What Are Root Canals?

Root canals are a dental procedure in which the infected or damaged pulp inside a tooth is removed to alleviate pain and prevent further infection. The root canal is then cleaned, filled, and sealed to restore the tooth’s health and function.


 How Do Root Canals Work?

During a root canal procedure, your dentist numbs the area around the affected tooth and creates a hole to reach the pulp chamber and root canals. The infected or damaged pulp is then removed using specialized instruments. The root canals are thoroughly cleaned and shaped to remove any remaining debris.

Am I a Good Candidate for a Root Canal?

Typically, individuals are best suited for a root canal procedure if they have severe tooth pain or infections caused by decay, trauma, or a cracked tooth. Root canals are recommended when preserving the natural tooth is possible and preferable to extraction.


The Root Canal Procedure?

The procedure involves removing the infected or damaged pulp from inside your tooth. After numbing the area, your dentist creates an access hole, cleans the root canals, and shapes them. The canals are filled with gutta-percha and sealed. Finally, a crown or filling is placed to restore your tooth’s function.

Root Canal Therapy

Created in Treatment

The Root Canal Procedure

Root canals are tiny passageways that branch off from beneath the top of the tooth, coursing their way vertically downward, until they reach the tip of the root.
All teeth have between one and four root canals.

Many tooth problems involve infections that spread to the pulp, which is the inner chamber of the tooth containing blood vessels, nerves and other tissues. When the infection becomes worse, it can begin affecting the roots. A traumatic injury to a tooth can also compromise the pulp, leading to similar problems.

A diseased inner tooth brings a host of problems including pain and sensitivity as the first indications of a problem.  However, inside a spreading infection can cause small pockets of pus to develop, which can lead to an abscess. 

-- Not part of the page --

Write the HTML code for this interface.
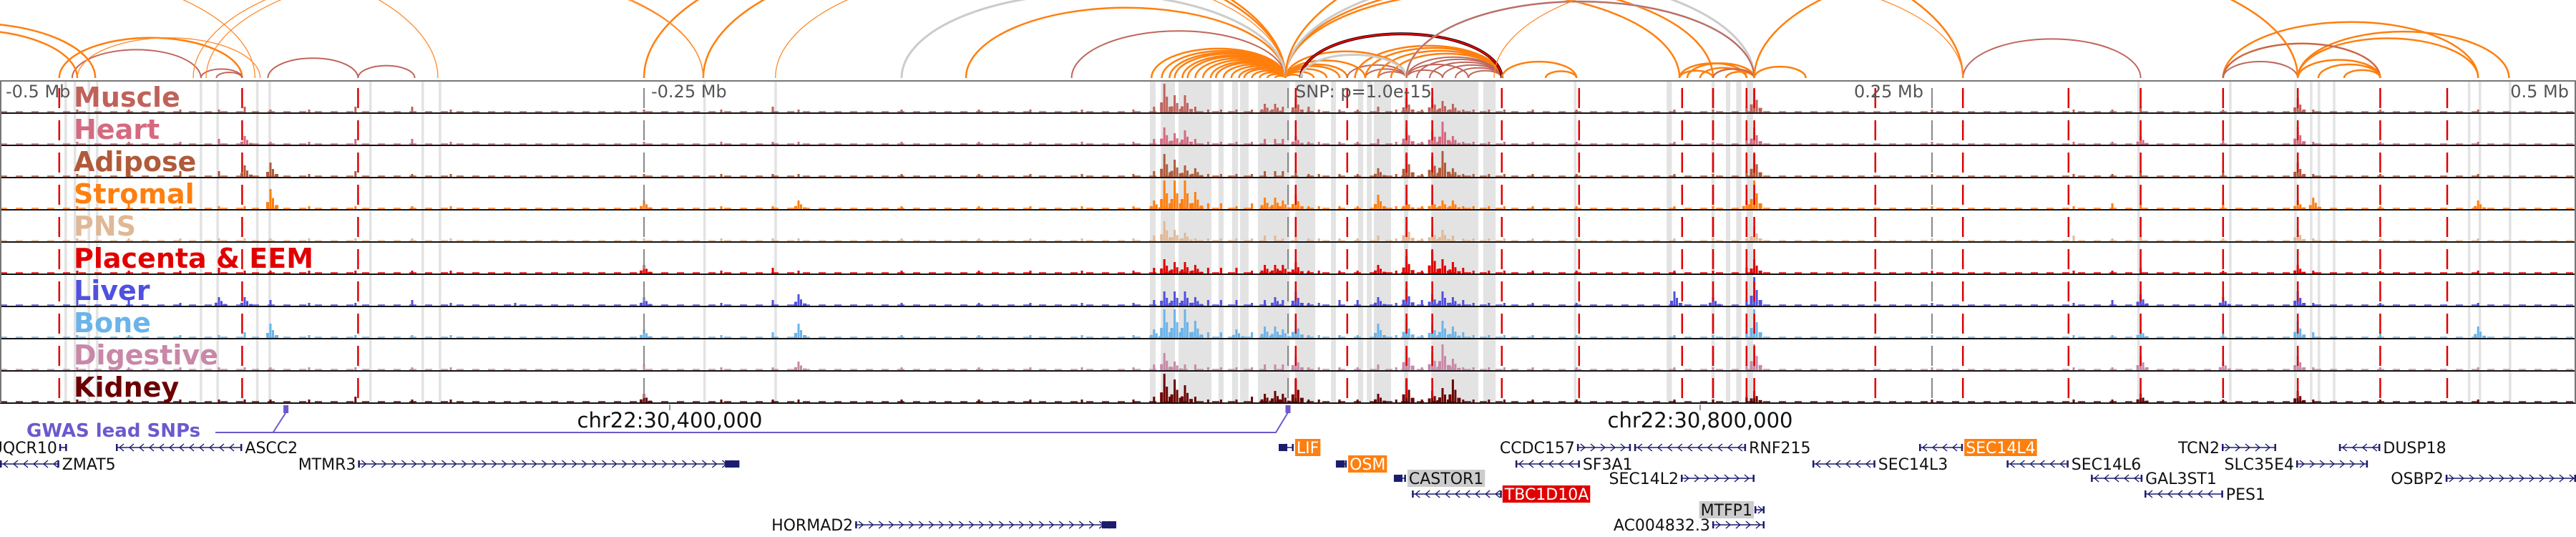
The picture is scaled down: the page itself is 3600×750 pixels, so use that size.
<!DOCTYPE html>
<html><head><meta charset="utf-8">
<style>
html,body{margin:0;padding:0;background:#fff;width:3600px;height:750px;overflow:hidden}
svg{display:block}
</style></head>
<body>
<svg id="chart" width="3600" height="750" viewBox="0 0 3600 750" xmlns="http://www.w3.org/2000/svg" font-family="'DejaVu Sans','Liberation Sans',sans-serif">
<g id="bands"></g>
<g id="arcs"></g>
<g id="tracks"></g>
<g id="vlines"></g>
<g id="labels"></g>
<g id="axis"></g>
<g id="gwas"></g>
<g id="genes"></g>
</svg>
<script>
// ---- data (genomic offsets in kb from lead SNP) ----
const trackNames = ["Muscle","Heart","Adipose","Stromal","PNS","Placenta & EEM","Liver","Bone","Digestive","Kidney"];
const trackColors = ["#c0625a","#d46a80","#b05a3a","#ff7f0e","#e0b896","#e00000","#5050e0","#6ab4ea","#c888a8","#6b0000"];
const peakPos = [-470,-450,-430,-415,-405,-395,-380,-362,-340,-325,-300,-250,-220,-200,-190,-150,-120,-100,-80,-60,
 -52,-48,-44,-40,-36,-31,-26,-20,-14,-9,-5,-2,
 3,8,12,20,27,35,42,46,52,56,60,64,68,72,78,84,
 95,112,150,165,178,181,250,305,320,331,363,392,398,424,462];
const muscleVals =   [1,1,1,1,2,1,1,2,2,1,0,1,1,2,1,1,1,1,1,1, 2,10,6,6,2,1,1,1,1,3,3,2, 5,2,1,1,1,2,1,5,1,5,4,3,1,1,1,1, 1,1,1,1,2,8,1,1,1,2,1,5,1,1,1];
const heartVals =    [1,1,1,2,3,1,1,2,2,1,0,1,1,1,1,1,1,1,1,1, 2,6,4,5,2,1,1,1,1,2,2,2, 3,1,1,1,1,2,1,6,1,5,8,3,1,1,1,1, 1,1,1,1,2,6,1,1,1,3,2,6,1,1,1];
const adiposeVals =  [1,1,2,2,4,5,1,2,1,1,0,1,1,1,1,1,1,1,1,1, 2,8,6,4,3,1,1,1,1,2,2,2, 2,1,1,1,1,3,1,8,1,7,9,3,1,1,1,1, 1,1,1,1,2,8,1,1,1,2,2,5,1,1,1];
const stromalVals =  [1,2,1,1,1,7,1,1,1,1,0,3,1,1,3,1,1,1,1,1, 3,10,10,10,6,2,2,1,2,4,4,3, 5,1,1,1,1,5,1,3,1,3,3,3,1,1,1,1, 1,1,1,1,3,10,1,1,2,2,2,3,4,1,3];
const pnsVals =      [1,1,1,1,1,1,1,1,1,1,0,1,1,1,1,1,1,1,1,1, 2,7,4,3,1,1,1,1,1,2,2,1, 2,1,1,1,1,2,1,6,1,4,4,2,1,1,1,1, 1,1,1,1,1,5,1,2,1,2,1,4,1,1,1];
const placentaVals = [1,1,1,2,1,1,1,1,1,1,0,3,1,2,1,1,1,1,1,1, 2,5,4,4,3,2,2,2,1,3,3,3, 4,1,1,1,1,3,1,6,1,8,5,4,2,1,1,1, 1,1,1,1,2,5,1,1,1,2,1,3,1,1,1];
const liverVals =    [2,2,1,3,3,2,1,1,2,1,1,3,1,2,4,1,1,1,1,1, 2,5,5,5,3,2,2,2,1,2,3,2, 5,1,1,2,2,3,1,6,2,4,5,3,2,1,1,1, 1,1,5,3,2,10,1,1,2,4,3,5,1,1,1];
const boneVals =     [1,1,1,1,2,5,1,1,1,1,0,3,1,2,5,1,1,1,1,1, 3,10,10,10,6,2,2,3,2,4,4,3, 6,1,1,1,1,5,1,6,1,5,6,4,2,1,1,1, 1,1,1,1,2,10,1,1,1,3,2,6,2,2,4];
const digestiveVals =[1,1,1,1,1,1,1,1,1,1,0,2,1,1,3,1,1,1,1,1, 2,6,3,2,2,1,1,1,1,2,2,2, 5,1,1,1,1,2,1,8,1,6,9,4,1,1,1,1, 1,1,1,1,2,9,1,1,1,5,3,5,1,1,1];
const kidneyVals =   [1,1,1,1,1,1,1,2,1,1,0,3,1,1,1,1,1,1,1,1, 2,10,8,6,2,1,1,1,2,3,4,3, 8,1,1,1,1,3,1,8,1,4,5,8,1,1,1,1, 1,1,1,1,2,4,1,1,1,3,1,4,1,1,1];
const trackVals = [muscleVals,heartVals,adiposeVals,stromalVals,pnsVals,placentaVals,liverVals,boneVals,digestiveVals,kidneyVals];

const bandStarts = [-53.6,-49.4,-42.5,-27,-21.7,-18.6,-11.7,2.8,16.7,27.2,30.6,33.3,45,55.6,75.8,111,147,164.4,170,174,178,
 -475,-471.4,-466,-462.8,-422.5,-416,-400.6,-395.8,-356.7,-336.4,-329.7,-227,-199.4,329.7,365.3,390.6,396.7,399.7,405.6,458,462.2,473.9];
const bandEnds = [-51.4,-43.9,-29.7,-25,-19.4,-15.3,0.6,10.6,18.6,29.2,32.5,40,46.7,73.9,80.6,112,149,165.6,171.7,176,180.5,
 -474,-470.4,-465,-461.8,-421.5,-415,-399.6,-394.8,-355.7,-335.4,-328.7,-226,-198.4,330.7,366.3,391.6,397.7,400.7,406.6,459,463.2,474.9];
const redLines = [-477,-406,-361,3,23,46,56,83,113,153,165,178,181,228,262,303,331,363,392,424,450];
const grayLines = [-250,0,250];

const arcStart = [-1,-1,-1,-1,-1,-1,-1,-1,-1,-1,-1,-1,-1,-1,-1,-1,-1,-1, -1,-1,-1,-1,-1,-1,-1, -1,-1,-1,-150,-250,-199,-227,-125,-84,
 46,50,55,60,65,70,23,30,35,46,46,26,30,35,40, 5,5,5, -150,-1,46,46, 83,100,
 152,155,160,165,152,170,181,165,
 -477,-472,-470,-422,-416,-396,-361,-600,-560,-560,-555,-420,-425,
 262,-1,80,363,363,392,392,363,363,392,400,410,181];
const arcEnd = [-53,-49,-46,-44,-41,-39,-36,-33,-30,-28,-25,-22,-19,-17,-14,-11,-8,-5, 5,10,15,20,23,30,46, 181,165,152,-1,-1,-1,-1,-1,-1,
 83,83,83,83,83,83,46,46,46,60,70,83,83,83,83, 83,83,46, -1,181,181,181, 112,112,
 178,181,178,181,165,181,201,181,
 -406,-422,-399,-406,-406,-361,-339,-401,-330,-463,-470,-227,-227,
 331,262,262,424,462,474,462,392,424,424,424,424,392];
const arcType = [0,0,0,0,0,0,0,0,0,0,0,0,0,0,0,0,0,0, 0,0,0,0,0,0,0, 0,0,0,0,0,2,0,0,1,
 1,1,1,1,1,1,1,1,1,1,1,0,0,0,0, 3,4,5, 5,5,5,1, 0,0,
 0,0,0,0,0,0,0,1,
 0,1,2,1,1,1,1,2,2,0,0,2,2,
 1,0,2,0,0,0,0,1,1,0,0,0,0];

const geneNames = ["UQCR10","ZMAT5","ASCC2","MTMR3","HORMAD2","LIF","OSM","CASTOR1","TBC1D10A","CCDC157","RNF215","SF3A1","SEC14L2","MTFP1","AC004832.3","SEC14L4","SEC14L3","SEC14L6","GAL3ST1","PES1","TCN2","SLC35E4","DUSP18","OSBP2"];
const geneStart = [-477,-500,-455,-361,-168,-3.6,18.6,41.1,48.1,112.2,134.4,88.3,152.5,181.1,164.7,245,203.6,279,311.7,332.5,362.5,391.4,408,449.4];
const geneEnd = [-474,-477,-406,-213,-66.7,2.2,22.8,45.8,83,133.1,177.8,113.3,181.1,185,185,262,228,303,331.7,363,383.6,419.2,424,500];
const geneRow = [0,1,0,1,5,0,1,2,3,0,0,1,2,4,5,0,1,1,2,3,0,1,0,2];
const geneStrand = [1,-1,-1,1,1,-1,-1,-1,-1,1,-1,-1,1,1,1,-1,-1,-1,-1,-1,1,1,-1,1];
const geneLabelSide = [-1,1,1,-1,-1,1,1,1,1,-1,1,1,-1,-1,-1,1,1,1,1,1,-1,-1,1,-1];
const geneHighlight = ["","","","","","#ff7f0e","#ff7f0e","#cccccc","#e00000","","","","","#cccccc","","#ff7f0e","","","","","","","",""];

// ---- scales ----
const NS="http://www.w3.org/2000/svg";
const X = kb => 1800 + kb*3.6;
const TOP = 113, TH = 45, ARCBASE = 109;
const trackBottom = i => TOP + TH*(i+1) - 1;
const H = v => v*4;
function mk(tag, attrs, parent){const e=document.createElementNS(NS,tag);for(const k in attrs)e.setAttribute(k,attrs[k]);parent.appendChild(e);return e;}

// bands
const gB=document.getElementById('bands');
bandStarts.forEach((s,i)=>{
  const r=mk('rect',{x:X(s),y:TOP,width:Math.max(3,X(bandEnds[i])-X(s)),height:TH*10,fill:'#e3e3e3'},gB);
  
  
});

// arcs
const arcColors=['#ff7f0e','#c0665a','#ff8a2a','#000000','#e00000','#cccccc'];
const arcWidths=[2.5,2,1.3,4,2.5,3];
const gA=document.getElementById('arcs');
arcStart.forEach((s,i)=>{
  const x1=X(Math.min(s,arcEnd[i])), x2=X(Math.max(s,arcEnd[i]));
  const rx=(x2-x1)/2, ry=rx*0.44;
  const p=mk('path',{d:`M${x1},${ARCBASE} A${rx},${ry} 0 0 1 ${x2},${ARCBASE}`,fill:'none',stroke:arcColors[arcType[i]],'stroke-width':arcWidths[arcType[i]]},gA);
  
  
});

// tracks
const gT=document.getElementById('tracks');
trackVals.forEach((vals,t)=>{
  const g=mk('g',{},gT);
  
  
  const b=trackBottom(t);
  mk('line',{x1:0,x2:3600,y1:b-1,y2:b-1,stroke:trackColors[t],'stroke-width':1.5,'stroke-dasharray':'10 12'},g);
  vals.forEach((v,k)=>{
    if(v<=0) return;
    const x=X(peakPos[k]), h=H(v);
    const bar=mk('rect',{x:x-1.5,y:b-h,width:3,height:h,fill:trackColors[t]},g);
    
    
    if(v>=3){
      mk('rect',{x:x-6,y:b-h*0.35,width:4,height:h*0.35,fill:trackColors[t]},g);
      mk('rect',{x:x+2,y:b-h*0.55,width:3,height:h*0.55,fill:trackColors[t]},g);
      mk('rect',{x:x+6,y:b-h*0.2,width:5,height:h*0.2,fill:trackColors[t]},g);
    }
  });
  mk('line',{x1:0,x2:3600,y1:TOP+TH*(t+1),y2:TOP+TH*(t+1),stroke:'#111','stroke-width':2},g);
});
mk('line',{x1:0,x2:3600,y1:TOP,y2:TOP,stroke:'#777','stroke-width':2},gT);
mk('line',{x1:1,x2:1,y1:TOP,y2:TOP+450,stroke:'#777','stroke-width':2},gT);
mk('line',{x1:3599,x2:3599,y1:TOP,y2:TOP+450,stroke:'#777','stroke-width':2},gT);

// vertical marker lines
const gV=document.getElementById('vlines');
redLines.forEach(k=>{
  const l=mk('line',{x1:X(k),x2:X(k),y1:TOP,y2:TOP+450,stroke:'#e00000','stroke-width':2.5,'stroke-dasharray':'28 17','stroke-dashoffset':'-10'},gV);
  
  
});
grayLines.forEach(k=>{
  const l=mk('line',{x1:X(k),x2:X(k),y1:TOP,y2:TOP+450,stroke:'#888','stroke-width':2,'stroke-dasharray':'28 17','stroke-dashoffset':'-10'},gV);
  
  
});

// track labels
const gL=document.getElementById('labels');
trackNames.forEach((n,t)=>{
  const tx=mk('text',{x:103,y:149+45*t,'font-size':38,'font-weight':'bold',fill:trackColors[t]},gL);
  tx.textContent=n;
  
  
});

// axis labels
const gX=document.getElementById('axis');
const topTicks=[-500,-250,0,250,500];
const topTickLabels=["-0.5 Mb","-0.25 Mb","SNP: p=1.0e-15","0.25 Mb","0.5 Mb"];
const topAnchor=["start","start","start","end","end"];
const topDx=[8,10,10,-12,-10];
topTicks.forEach((k,i)=>{
  const tx=mk('text',{x:Math.min(X(k),3600)+topDx[i],y:136,'font-size':24,fill:'#555','text-anchor':topAnchor[i]},gX);
  tx.textContent=topTickLabels[i];
  
  
});
const chrTicks=[-240,160];
const chrTickLabels=["chr22:30,400,000","chr22:30,800,000"];
chrTicks.forEach((k,i)=>{
  mk('line',{x1:X(k),x2:X(k),y1:565,y2:573,stroke:'#777','stroke-width':1.5},gX);
  const tx=mk('text',{x:X(k),y:597,'font-size':29,fill:'#111','text-anchor':'middle'},gX);
  tx.textContent=chrTickLabels[i];
  
  
});

// GWAS
const gG=document.getElementById('gwas');
const gwasSnps=[-389,0];
mk('path',{d:`M301,604 L${X(gwasSnps[0])-18},604 L${X(gwasSnps[0])},576 M${X(gwasSnps[0])-18},604 L${X(gwasSnps[1])-17},604 L${X(gwasSnps[1])},576`,fill:'none',stroke:'#6a5acd','stroke-width':2},gG);
gwasSnps.forEach(k=>{
  const r=mk('rect',{x:X(k)-3.5,y:566,width:7,height:11,fill:'#6a5acd'},gG);
  
  
});
const gt=mk('text',{x:37,y:610,'font-size':26,'font-weight':'bold',fill:'#6a5acd'},gG);
gt.textContent='GWAS lead SNPs';



// genes
const gN=document.getElementById('genes');
const rowY=[625,648,668,690,712,733];
const GC='#1c1c6e';
geneNames.forEach((n,i)=>{
  const g=mk('g',{},gN);
  
  
  const x1=X(geneStart[i]), x2=Math.min(X(geneEnd[i]),3600), y=rowY[geneRow[i]];
  mk('line',{x1:x1,x2:x2,y1:y,y2:y,stroke:GC,'stroke-width':1.6},g);
  const d=geneStrand[i];
  let path='';
  for(let x=x1+8;x<x2-4;x+=14){ path+=`M${x-3*d},${y-5} L${x+3*d},${y} L${x-3*d},${y+5} `; }
  if(path) mk('path',{d:path,fill:'none',stroke:GC,'stroke-width':1.4},g);
  mk('rect',{x:x1,y:y-5,width:2.5,height:10,fill:GC},g);
  mk('rect',{x:x2-2.5,y:y-5,width:2.5,height:10,fill:GC},g);
  if(d>0 && x2-x1>200) mk('rect',{x:x2-20,y:y-5,width:20,height:10,fill:GC},g);
  if(d<0 && x2-x1<30) mk('rect',{x:x1,y:y-5,width:12,height:10,fill:GC},g);
  const side=geneLabelSide[i];
  const lx= side>0 ? x2+4 : x1-3;
  const fs=22;
  const tx=mk('text',{x:lx,y:y+8,'font-size':fs,'text-anchor':side>0?'start':'end'},g);
  tx.textContent=n;
  if(geneHighlight[i]){
    const bb=tx.getBBox();
    const r=document.createElementNS(NS,'rect');
    r.setAttribute('x',bb.x-2);r.setAttribute('y',y-12);
    r.setAttribute('width',bb.width+4);r.setAttribute('height',24);
    r.setAttribute('fill',geneHighlight[i]);
    g.insertBefore(r,tx);
  }
  tx.setAttribute('fill', geneHighlight[i] && geneHighlight[i]!=='#cccccc' ? '#fff' : '#111');
});
</script>
</body></html>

Root canal therapy is a remarkable treatment with a very high rate of success, and involves removing the diseased tissue, halting the spread of infection and restoring the healthy portion of the tooth. In fact, root canal therapy is designed to save a problem tooth; before the procedure was developed and gained acceptance, the only alternative for treating a diseased tooth was extraction.

Root canal therapy usually entails one to three visits. During the first visit, a small hole is drilled through the top of the tooth and into the inner chamber. Diseased tissue is removed, the inner chamber cleansed and disinfected, and the tiny canals reshaped. The cleansed chamber and canals are filled with an elastic material and medication to prevent infection. If necessary, the drilled hole is temporarily filled until a permanent seal is made with a crown.

Most patients who have root canal experience little or no discomfort or pain, and enjoy a restored tooth that can last almost as long as its healthy original.